Sunday, December 20, 2009

Reconciling Industry Certification with Humanization (and the ghost of my father)

My father was the first one in his family to go to college, earning a degree in Engineering from Drexel University, but he was never completely comfortable with the "title" he had earned.  I can remember him telling me, long before there was an Urban Dictionary, what the BS, MS, and PhD degrees actually stood for.  Fundamentally, I think, it boiled down for him to the question of whether one's self worth comes from within or from without.  Who are they, he thought, to tell me what I am worth?

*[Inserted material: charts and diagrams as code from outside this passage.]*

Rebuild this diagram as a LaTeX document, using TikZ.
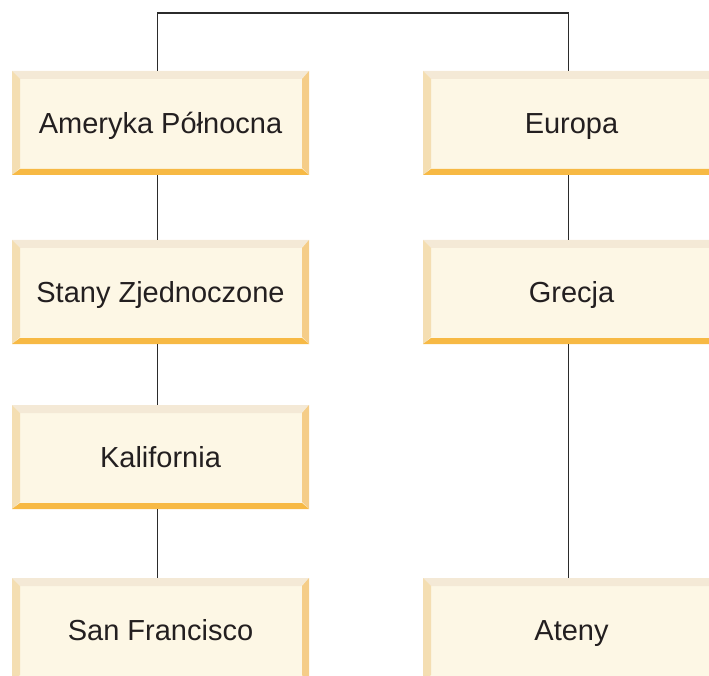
\documentclass[tikz,border=0pt]{standalone}
\usepackage{fontspec}
\setmainfont{Liberation Sans}
\definecolor{boxfill}{HTML}{FDF7E5}
\definecolor{bevtop}{HTML}{F4E9D6}
\definecolor{bevleft}{HTML}{F4DEB2}
\definecolor{bevright}{HTML}{F5CD88}
\definecolor{bevbottom}{HTML}{F7B944}
\definecolor{txt}{HTML}{231F20}
\definecolor{wire}{HTML}{2B2B2B}
\tikzset{
  bevelbox/.style={rectangle, minimum width=297pt, minimum height=104pt, inner sep=0pt,
    text height=20.5pt, text depth=0pt,
    fill=boxfill, text=txt, font=\fontsize{29}{34}\selectfont,
    path picture={
      \fill[bevtop] (path picture bounding box.north west) -- (path picture bounding box.north east)
        -- ([shift={(-8pt,-8pt)}]path picture bounding box.north east)
        -- ([shift={(8pt,-8pt)}]path picture bounding box.north west) -- cycle;
      \fill[bevleft] (path picture bounding box.north west) -- ([shift={(8pt,-8pt)}]path picture bounding box.north west)
        -- ([shift={(8pt,7pt)}]path picture bounding box.south west)
        -- (path picture bounding box.south west) -- cycle;
      \fill[bevright] (path picture bounding box.north east) -- ([shift={(-7pt,-8pt)}]path picture bounding box.north east)
        -- ([shift={(-7pt,7pt)}]path picture bounding box.south east)
        -- (path picture bounding box.south east) -- cycle;
      \fill[bevbottom] (path picture bounding box.south west) -- (path picture bounding box.south east)
        -- ([shift={(-7pt,6pt)}]path picture bounding box.south east)
        -- ([shift={(8pt,6pt)}]path picture bounding box.south west) -- cycle;
    }},
  link/.style={draw=wire, line width=1.6pt}
}
\begin{document}
\begin{tikzpicture}[x=1pt,y=-1pt]
  \useasboundingbox (0,0) rectangle (709,676);
  % left column
  \node[bevelbox] (na) at (160.5,123) {Ameryka Północna};
  \node[bevelbox] (us) at (160.5,292) {Stany Zjednoczone};
  \node[bevelbox] (ca) at (160.5,457) {Kalifornia};
  \node[bevelbox] (sf) at (160.5,630) {San Francisco};
  % right column
  \node[bevelbox] (eu) at (571.5,123) {Europa};
  \node[bevelbox] (gr) at (571.5,292) {Grecja};
  \node[bevelbox] (at) at (571.5,630) {Ateny};
  % connectors
  \draw[link] ([xshift=-3pt]na.north) -- ++(0,-58) -| ([xshift=-3pt]eu.north);
  \draw[link] ([xshift=-3pt]na.south) -- ([xshift=-3pt]us.north);
  \draw[link] ([xshift=-3pt]us.south) -- ([xshift=-3pt]ca.north);
  \draw[link] ([xshift=-3pt]ca.south) -- ([xshift=-3pt]sf.north);
  \draw[link] ([xshift=-3pt]eu.south) -- ([xshift=-3pt]gr.north);
  \draw[link] ([xshift=-3pt]gr.south) -- ([xshift=-3pt]at.north);
\end{tikzpicture}
\end{document}
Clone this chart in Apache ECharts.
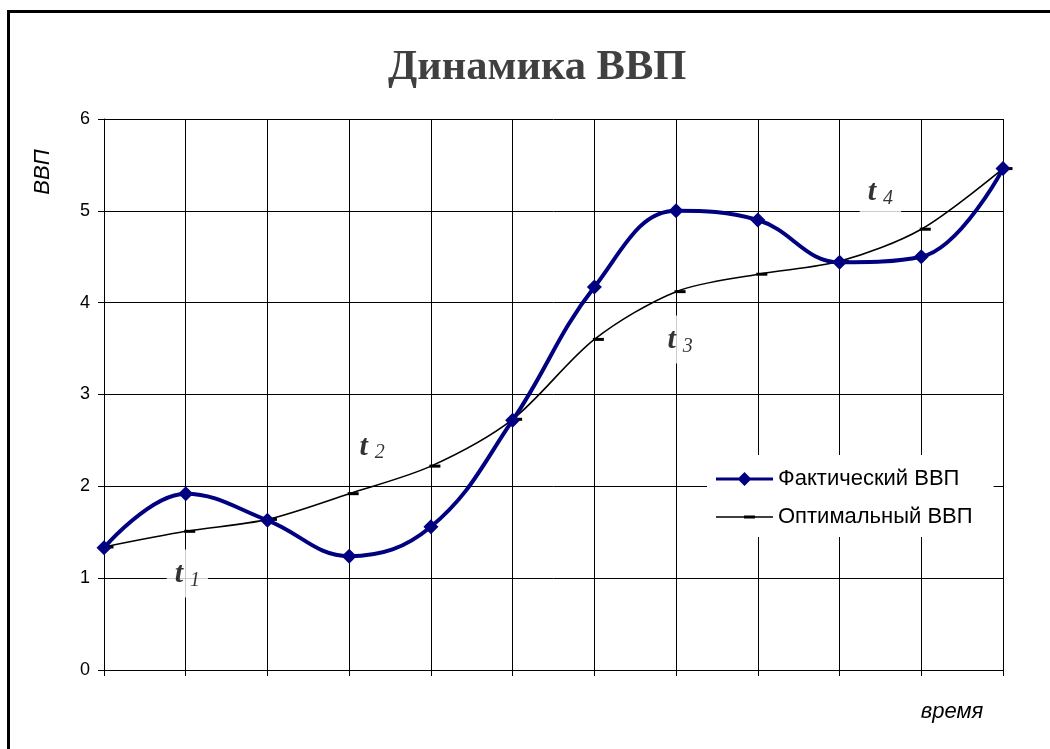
<!DOCTYPE html>
<html>
<head>
<meta charset="utf-8">
<script src="https://cdn.jsdelivr.net/npm/echarts@6/dist/echarts.min.js"></script>
<style>
html,body{margin:0;padding:0;background:#fff;}
#chart{width:1050px;height:749px;}
</style>
</head>
<body>
<div id="chart"></div>
<script>
// Periods along the time axis (unlabelled ticks)
const periods = ['1','2','3','4','5','6','7','8','9','10','11','12'];
// Actual GDP
const actualGdp = [1.33, 1.92, 1.63, 1.24, 1.56, 2.72, 4.17, 5.00, 4.90, 4.44, 4.50, 5.46];
// Optimal GDP
const optimalGdp = [1.34, 1.51, 1.64, 1.92, 2.22, 2.73, 3.60, 4.12, 4.31, 4.45, 4.80, 5.46];
// Phase marks t1..t4: [position along periods (0-based), value, subscript]
const phaseLabels = [
  [1.02, 1.05, '1'],
  [3.28, 2.44, '2'],
  [7.05, 3.60, '3'],
  [9.50, 5.21, '4']
];
const seriesNames = ['Фактический ВВП', 'Оптимальный ВВП'];

const chart = echarts.init(document.getElementById('chart'));

const labelData = phaseLabels.map(p => ({
  value: [p[0], p[1]],
  label: { formatter: '{t|t}{n|' + p[2] + '}' }
}));

// legend glyphs: line with a diamond, line with a short dash
const iconDiamond = 'path://M0,5.5h57v3h-57z M28.5,0 L35.5,7 L28.5,14 L21.5,7z';
const iconDash = 'path://M0,0h0.01v0.01h-0.01z M0,6.3h57v1.4h-57z M28,5.5h11v3h-11z M56.99,13.99h0.01v0.01h-0.01z';

chart.setOption({
  animation: false,
  backgroundColor: '#fff',
  title: {
    text: 'Динамика ВВП',
    left: 383,
    top: 42,
    textStyle: {
      fontFamily: 'Liberation Serif',
      fontWeight: 'bold',
      fontSize: 42.5,
      color: '#404040'
    }
  },
  grid: { left: 104, right: 47, top: 119, bottom: 79 },
  legend: {
    orient: 'vertical',
    left: 707,
    top: 455,
    itemWidth: 57,
    itemHeight: 14,
    itemGap: 16,
    backgroundColor: '#fff',
    padding: [13, 21, 9, 9],
    textStyle: { fontFamily: 'Liberation Sans', fontSize: 22, color: '#000' },
    data: [
      { name: seriesNames[0], icon: iconDiamond },
      { name: seriesNames[1], icon: iconDash }
    ]
  },
  xAxis: [
    {
      type: 'category',
      data: periods,
      boundaryGap: false,
      axisLine: { lineStyle: { color: '#000', width: 1 } },
      axisTick: { show: true, length: 6, lineStyle: { color: '#000' } },
      axisLabel: { show: false },
      splitLine: { show: true, lineStyle: { color: '#000', width: 1 } }
    },
    {
      // continuous companion axis used to place the phase marks between periods
      type: 'value',
      min: 0,
      max: 11,
      show: false
    }
  ],
  yAxis: {
    type: 'value',
    min: 0,
    max: 6,
    interval: 1,
    axisLine: { show: true, lineStyle: { color: '#000', width: 1 } },
    axisTick: { show: true, length: 6, lineStyle: { color: '#000' } },
    axisLabel: { fontFamily: 'Liberation Sans', fontSize: 18, color: '#000', margin: 14 },
    splitLine: { show: true, lineStyle: { color: '#000', width: 1 } }
  },
  series: [
    {
      // white-backed phase marks sit over the grid lines
      name: 'phases',
      type: 'scatter',
      xAxisIndex: 1,
      symbolSize: 0,
      z: 1,
      silent: true,
      data: labelData,
      label: {
        show: true,
        position: 'inside',
        backgroundColor: '#fff',
        padding: [9, 8, 7, 8],
        rich: {
          t: { fontFamily: 'Liberation Serif', fontStyle: 'italic', fontWeight: 'bold', fontSize: 30, color: '#000' },
          n: { fontFamily: 'Liberation Serif', fontStyle: 'italic', fontSize: 20, color: '#000', verticalAlign: 'bottom', padding: [12, 0, 0, 7] }
        }
      }
    },
    {
      name: seriesNames[1],
      type: 'line',
      data: optimalGdp,
      smooth: 0.3,
      z: 3,
      symbol: 'rect',
      symbolSize: [11, 3],
      symbolOffset: [4, 0],
      showAllSymbol: true,
      lineStyle: { color: '#000', width: 1.6 },
      itemStyle: { color: '#000' }
    },
    {
      name: seriesNames[0],
      type: 'line',
      data: actualGdp,
      smooth: 0.4,
      z: 4,
      symbol: 'diamond',
      symbolSize: 15,
      showAllSymbol: true,
      lineStyle: { color: '#000080', width: 4 },
      itemStyle: { color: '#000080' }
    }
  ],
  graphic: [
    {
      type: 'text',
      x: 43,
      y: 172,
      rotation: Math.PI / 2,
      style: {
        text: 'ВВП',
        font: 'italic 22px "Liberation Sans"',
        fill: '#000',
        align: 'center',
        verticalAlign: 'middle'
      }
    },
    {
      type: 'text',
      x: 952,
      y: 712,
      style: {
        text: 'время',
        font: 'italic 22px "Liberation Sans"',
        fill: '#000',
        align: 'center',
        verticalAlign: 'middle'
      }
    },
    {
      type: 'polyline',
      shape: { points: [[8.5, 760], [8.5, 11.5], [1060, 11.5]] },
      style: { stroke: '#000', lineWidth: 3, fill: null },
      z: 100
    }
  ]
});
</script>
</body>
</html>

As a Career and Technical Education (CTE) teacher, I am confronted with a related issue every day as I work to help students prepare for their future careers in the technology industry.  It is policy in our program, and I feel pressure from above to get my students to take Industry Certification Exams, even though I often believe a focus on these exams would be detrimental to learning.

At the root this issue there are basic questions of practice to address. What skills are most important for students to have?  What is the best way for them to acquire these skills?  How can they best demonstrate to others what they can do? Lying deeper, and often unasked, there are the far more important questions concerning the development of young people as human beings.  How best can young people grow to fully realize their humanity?  What experiences will help enable them to fulfill their roles as historical subjects, and give them the tools they need to fight dehumanization and oppression? Is there anything that can happen inside a classroom inside a school toward these ends, and what is the duty of the classroom teacher regarding them?

CTE teachers in a capitalist economy who believe, along with Paulo Freire, that "humanization is our ontological vocation", can find themselves in a tough situation.  Dehumanization is, after all, the unstated assumption of our trade.  Our job is to prepare raw material (our students) for use by others.

I have been able to survive as a CTE teacher for almost two decades thanks to the wonderfully subversive oasis of humanization provided by the Free Software Movement.  Working within the GNU/Linux and Python communities in particular, I have been able to simultaneously provide students with opportunities to acquire the skills they need to succeed in the technology industry while largely avoiding turning my classroom into a dehumanization factory.

The free software world is perhaps the closest thing one can find outside the athletic field to being a true meritocracy.  What you can do is there for all the world to see in the code that you write.  It is not your last name or your title that determines your worth, but your ability to contribute to the community.  I have found happiness for the last few decades as a CTE teacher by making this community my home.

I am often reminded, however, of the broader context in which I work.  Suggestions that we should partner uncritically with private industry to determine what our students need to know and be able to do (as we did in Arlington Public Schools several years ago when we rushed head first into implementing a Cisco certification course with very poor results), or that Professional Certification should be a universal goal in all of our IT classes, without critically evaluating how they would impact our classrooms, constantly remind me of the powerful role private industry plays behind the scenes in public education.

I am not at all the individualist my father was.  On the contrary, I believe that our view of ourselves and of our place in the world is socially constructed.  I strongly support the development of common standards that enable collaboration and communication, and I am not at all opposed to a professional certification process, provided it meaningfully measures real learning and achievement and reflects the democratic input of practitioners.


What To Do About Industry Certification? 

The problem for me is that there is a distinct lack of certifications in the areas in which I am most interested in working.  My supervisor recently handed me a 15 page document titled "Board of Education Approved Industry Certifications, Occupational Assessments, and Licensures".  There is no Python exam on the list.  There is a Java test, to be sure, together with the implication that I should be teaching Java instead of Python for that reason.

If I wait long enough, a Python certification exam may appear on that list.  The fact that companies as large as Google have made Python a core technology make it increasingly likely that an Industry Certification will appear.

By then, however, I may have moved on to something else.  I'm primarily interested in involving students in naming the world.  To be full and active members in a democratic society, students need to know how to think critically, and to seek solutions to problems which often lie beyond conventional wisdom. Humanity faces tremendous challenges which threaten its very survival in the 21st century.  We will need the ideas and voices of all of us to meet these challenges.

There are times when preparing for an industry certification exam can help build student skills and discipline.  I should embrace those opportunities and encourage students in those situations to pursue certification.  There are other times, however, when an uncritical focus on a certification exam would run completely counter to what I want to achieve in the classroom.  I should not let the pressure to give students exams harm their opportunity to grow as human beings.  If I am to effectively model what I seek for my students, I can't uncritically pursue a course of action handed down from above that doesn't make sense and is not in the interest of real student learning.